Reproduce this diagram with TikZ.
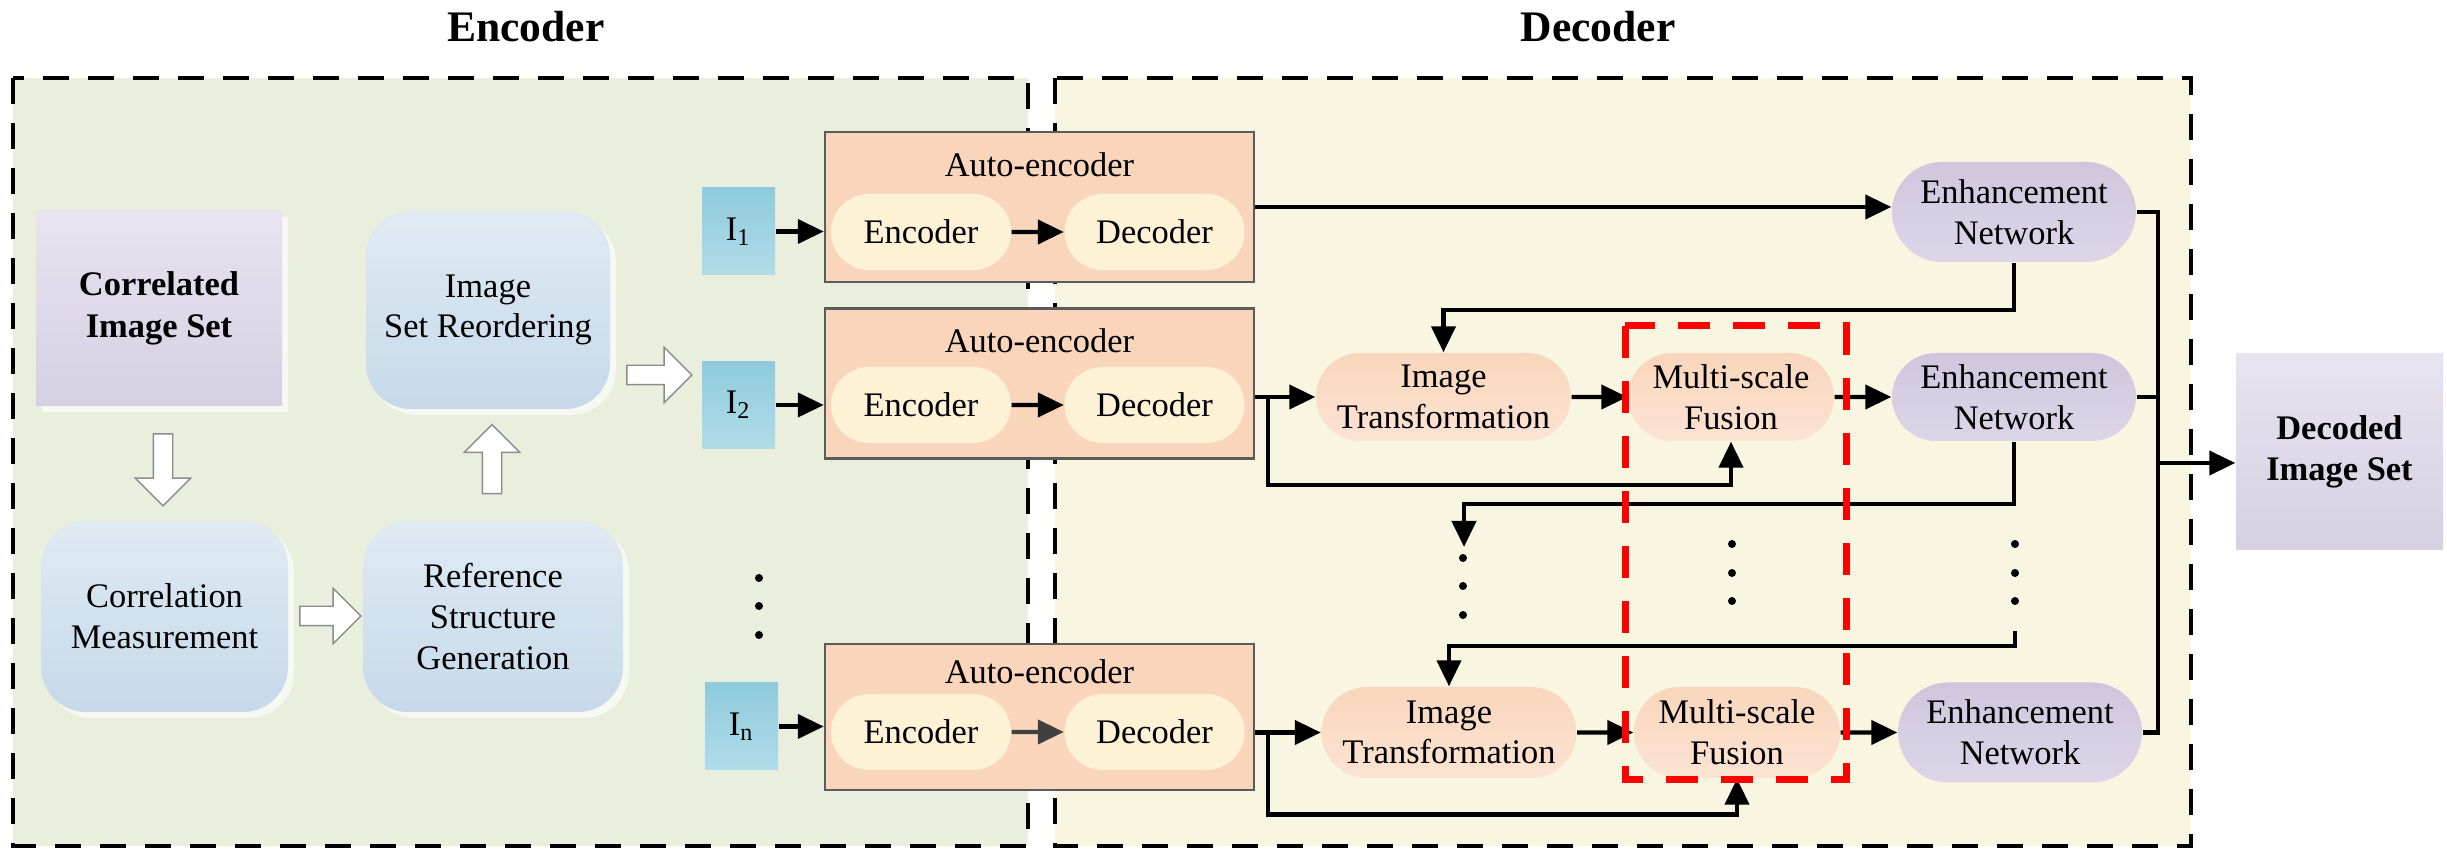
\documentclass[tikz,border=0pt]{standalone}
\usepackage{fontspec}
\setmainfont{Liberation Serif}
\usetikzlibrary{arrows.meta, shapes.arrows, shapes.misc, positioning, shadows}

\definecolor{encBg}{HTML}{E9EFDC}
\definecolor{decBg}{HTML}{F8F5E1}
\definecolor{setTop}{HTML}{E7E3EF}
\definecolor{setBot}{HTML}{D7CFE3}
\definecolor{stageTop}{HTML}{E0EAF3}
\definecolor{stageBot}{HTML}{C6D9EA}
\definecolor{imgTop}{HTML}{8FCBDC}
\definecolor{imgBot}{HTML}{B0DCE9}
\definecolor{aeFill}{HTML}{F9D5BB}
\definecolor{aeLine}{HTML}{5B5B5B}
\definecolor{pillFill}{HTML}{FDF1D6}
\definecolor{procTop}{HTML}{F9D6BC}
\definecolor{procBot}{HTML}{FCE3D3}
\definecolor{enhTop}{HTML}{CFC6DE}
\definecolor{enhBot}{HTML}{DDD6E8}

\begin{document}
\begin{tikzpicture}[x=0.1mm, y=-0.1mm,
    font=\fontsize{9.8}{11.6}\selectfont,
    every node/.style={align=center, inner sep=0pt},
    arr/.style={-{Triangle[length=2.6mm, width=2.4mm]}, line width=0.42mm},
    zone/.style={dash pattern=on 2.6mm off 1.9mm, line width=0.45mm},
    title/.style={font=\fontsize{12.4}{14}\selectfont\bfseries},
    setbox/.style={rectangle, top color=setTop, bottom color=setBot, minimum width=24.6mm, minimum height=19.5mm, font=\fontsize{9.8}{11.8}\selectfont\bfseries, drop shadow={fill=white, opacity=0.6, shadow xshift=0.6mm, shadow yshift=-0.6mm}},
    stagebox/.style={rectangle, rounded corners=4.5mm, top color=stageTop, bottom color=stageBot, minimum height=19.1mm, drop shadow={fill=white, opacity=0.6, shadow xshift=0.6mm, shadow yshift=-0.6mm}},
    hollow/.style={single arrow, draw=black!45, fill=white, inner xsep=0pt, inner ysep=0.9mm, single arrow head extend=1.8mm},
    imgbox/.style={rectangle, top color=imgTop, bottom color=imgBot, minimum width=7.3mm, minimum height=8.7mm},
    aebox/.style={rectangle, draw=aeLine, line width=0.25mm, fill=aeFill, minimum width=42.9mm, minimum height=15mm},
    pill/.style={rounded rectangle, fill=pillFill, minimum width=18mm, minimum height=7.6mm},
    procbox/.style={rounded rectangle, top color=procTop, bottom color=procBot, minimum height=8.8mm},
    enhbox/.style={rounded rectangle, top color=enhTop, bottom color=enhBot, minimum width=24.4mm, minimum height=10mm},
    hl/.style={draw=red, line width=0.7mm, dash pattern=on 3.2mm off 2.3mm}
]
\useasboundingbox (0,0) rectangle (2447,849);

\draw[zone, fill=encBg] (13,78) rectangle (1028,846);
\draw[zone, fill=decBg] (1055,78) rectangle (2191,846);
\node[title] (enctitle) at (526,27) {Encoder};
\node[title] (dectitle) at (1598,27) {Decoder};

\node[setbox] (corr) at (159,308.5) {Correlated\\Image Set};
\node[stagebox, minimum width=24.4mm, minimum height=19.8mm] (reord) at (488,310) {Image\\Set Reordering};
\node[stagebox, minimum width=24.7mm] (corrm) at (164.5,616.5) {Correlation\\Measurement};
\node[stagebox, minimum width=26mm] (refgen) at (493,616.5) {Reference\\Structure\\Generation};

\node[hollow, minimum height=7.2mm, rotate=-90] (h1) at (163,465) {};
\node[hollow, minimum height=6.1mm] (h2) at (325.5,616) {};
\node[hollow, minimum height=6.9mm, rotate=90] (h3) at (492,464) {};
\node[hollow, minimum height=6.5mm] (h4) at (654.5,375) {};

\node[imgbox] (i1) at (738.5,231.5) {I\textsubscript{1}};
\node[imgbox] (i2) at (738.5,405) {I\textsubscript{2}};
\node[imgbox] (in) at (741.5,726.5) {I\textsubscript{n}};
\foreach \y in {578,606,635} \fill (759,\y) circle[radius=0.4mm];

\node[aebox] (ae1) at (1039.5,207) {};
\node[aebox] (ae2) at (1039.5,383.5) {};
\node[aebox, minimum height=14.6mm] (ae3) at (1039.5,717) {};
\node[below=2.1mm of ae1.north] (ae1t) {Auto-encoder};
\node[below=2.1mm of ae2.north] (ae2t) {Auto-encoder};
\node[below=1.6mm of ae3.north] (ae3t) {Auto-encoder};

\node[pill] (enc1) at (921,232) {Encoder};
\node[pill] (dec1) at (1154.5,232) {Decoder};
\node[pill] (enc2) at (921,405) {Encoder};
\node[pill] (dec2) at (1154.5,405) {Decoder};
\node[pill] (enc3) at (921,732) {Encoder};
\node[pill] (dec3) at (1154.5,732) {Decoder};

\draw[arr] (i1.east) -- (i1.east -| ae1.west);
\draw[arr] (i2.east) -- (i2.east -| ae2.west);
\draw[arr] (in.east) -- (in.east -| ae3.west);
\draw[arr] (enc1) -- (dec1);
\draw[arr] (enc2) -- (dec2);
\draw[arr, black!75] (enc3) -- (dec3);

\node[procbox, minimum width=25.5mm] (it1) at (1443.5,397) {Image\\Transformation};
\node[procbox, minimum width=20.6mm] (msf1) at (1731,397) {Multi-scale\\Fusion};
\node[procbox, minimum width=25.5mm, minimum height=9.1mm] (it2) at (1449,732.5) {Image\\Transformation};
\node[procbox, minimum width=20.6mm, minimum height=9.1mm] (msf2) at (1737,732.5) {Multi-scale\\Fusion};
\node[enhbox] (en1) at (2014,212) {Enhancement\\Network};
\node[enhbox, minimum height=8.8mm] (en2) at (2014,397) {Enhancement\\Network};
\node[enhbox] (en3) at (2020,732.5) {Enhancement\\Network};
\node[setbox, minimum width=20.7mm, minimum height=19.6mm] (dec) at (2339.5,452) {Decoded\\Image Set};

\draw[arr] (ae1.east) -- (ae1.east -| en1.west);
\draw[arr] (ae2.east |- it1) -- (it1.west);
\draw[arr] (1268,397) -- ++(0,88) -| (msf1.south);
\draw[arr] (it1) -- (msf1);
\draw[arr] (msf1) -- (en2);
\draw[arr] (en1.south) -- ++(0,47) -| (it1.north);

\coordinate (gap1) at (1464,547);
\draw[arr] (en2.south) -- ++(0,62) -| (gap1);
\foreach \y in {558,586,615} \fill (1463,\y) circle[radius=0.4mm];
\foreach \y in {544,573,601} {
  \fill (1732,\y) circle[radius=0.4mm];
  \fill (2015,\y) circle[radius=0.4mm];
}
\coordinate (gap2) at (2015,631);
\draw[arr] (gap2) -- ++(0,15) -| (it2.north);

\draw[arr] (ae3.east |- it2) -- (it2.west);
\draw[arr] (1268,732.5) -- ++(0,82) -| (msf2.south);
\draw[arr] (it2) -- (msf2);
\draw[arr] (msf2) -- (en3);

\coordinate (bus) at (2158,463);
\draw[line width=0.42mm] (en1.east) -| (bus);
\draw[line width=0.42mm] (en3.east) -| (bus);
\draw[line width=0.42mm] (en2.east) -- (en2.east -| bus);
\draw[arr] (bus) -- (bus -| dec.west);

\draw[hl] (1625,326) rectangle (1846,780);
\end{tikzpicture}
\end{document}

+--

• **Your task**:
Up to and including the line containing "(0,0) rectangle (2447,849);", repeat every line from the start of the data, but none of the pictures.

• **Exercise solution**:
Reproduce this diagram with TikZ.
\documentclass[tikz,border=0pt]{standalone}
\usepackage{fontspec}
\setmainfont{Liberation Serif}
\usetikzlibrary{arrows.meta, shapes.arrows, shapes.misc, positioning, shadows}

\definecolor{encBg}{HTML}{E9EFDC}
\definecolor{decBg}{HTML}{F8F5E1}
\definecolor{setTop}{HTML}{E7E3EF}
\definecolor{setBot}{HTML}{D7CFE3}
\definecolor{stageTop}{HTML}{E0EAF3}
\definecolor{stageBot}{HTML}{C6D9EA}
\definecolor{imgTop}{HTML}{8FCBDC}
\definecolor{imgBot}{HTML}{B0DCE9}
\definecolor{aeFill}{HTML}{F9D5BB}
\definecolor{aeLine}{HTML}{5B5B5B}
\definecolor{pillFill}{HTML}{FDF1D6}
\definecolor{procTop}{HTML}{F9D6BC}
\definecolor{procBot}{HTML}{FCE3D3}
\definecolor{enhTop}{HTML}{CFC6DE}
\definecolor{enhBot}{HTML}{DDD6E8}

\begin{document}
\begin{tikzpicture}[x=0.1mm, y=-0.1mm,
    font=\fontsize{9.8}{11.6}\selectfont,
    every node/.style={align=center, inner sep=0pt},
    arr/.style={-{Triangle[length=2.6mm, width=2.4mm]}, line width=0.42mm},
    zone/.style={dash pattern=on 2.6mm off 1.9mm, line width=0.45mm},
    title/.style={font=\fontsize{12.4}{14}\selectfont\bfseries},
    setbox/.style={rectangle, top color=setTop, bottom color=setBot, minimum width=24.6mm, minimum height=19.5mm, font=\fontsize{9.8}{11.8}\selectfont\bfseries, drop shadow={fill=white, opacity=0.6, shadow xshift=0.6mm, shadow yshift=-0.6mm}},
    stagebox/.style={rectangle, rounded corners=4.5mm, top color=stageTop, bottom color=stageBot, minimum height=19.1mm, drop shadow={fill=white, opacity=0.6, shadow xshift=0.6mm, shadow yshift=-0.6mm}},
    hollow/.style={single arrow, draw=black!45, fill=white, inner xsep=0pt, inner ysep=0.9mm, single arrow head extend=1.8mm},
    imgbox/.style={rectangle, top color=imgTop, bottom color=imgBot, minimum width=7.3mm, minimum height=8.7mm},
    aebox/.style={rectangle, draw=aeLine, line width=0.25mm, fill=aeFill, minimum width=42.9mm, minimum height=15mm},
    pill/.style={rounded rectangle, fill=pillFill, minimum width=18mm, minimum height=7.6mm},
    procbox/.style={rounded rectangle, top color=procTop, bottom color=procBot, minimum height=8.8mm},
    enhbox/.style={rounded rectangle, top color=enhTop, bottom color=enhBot, minimum width=24.4mm, minimum height=10mm},
    hl/.style={draw=red, line width=0.7mm, dash pattern=on 3.2mm off 2.3mm}
]
\useasboundingbox (0,0) rectangle (2447,849);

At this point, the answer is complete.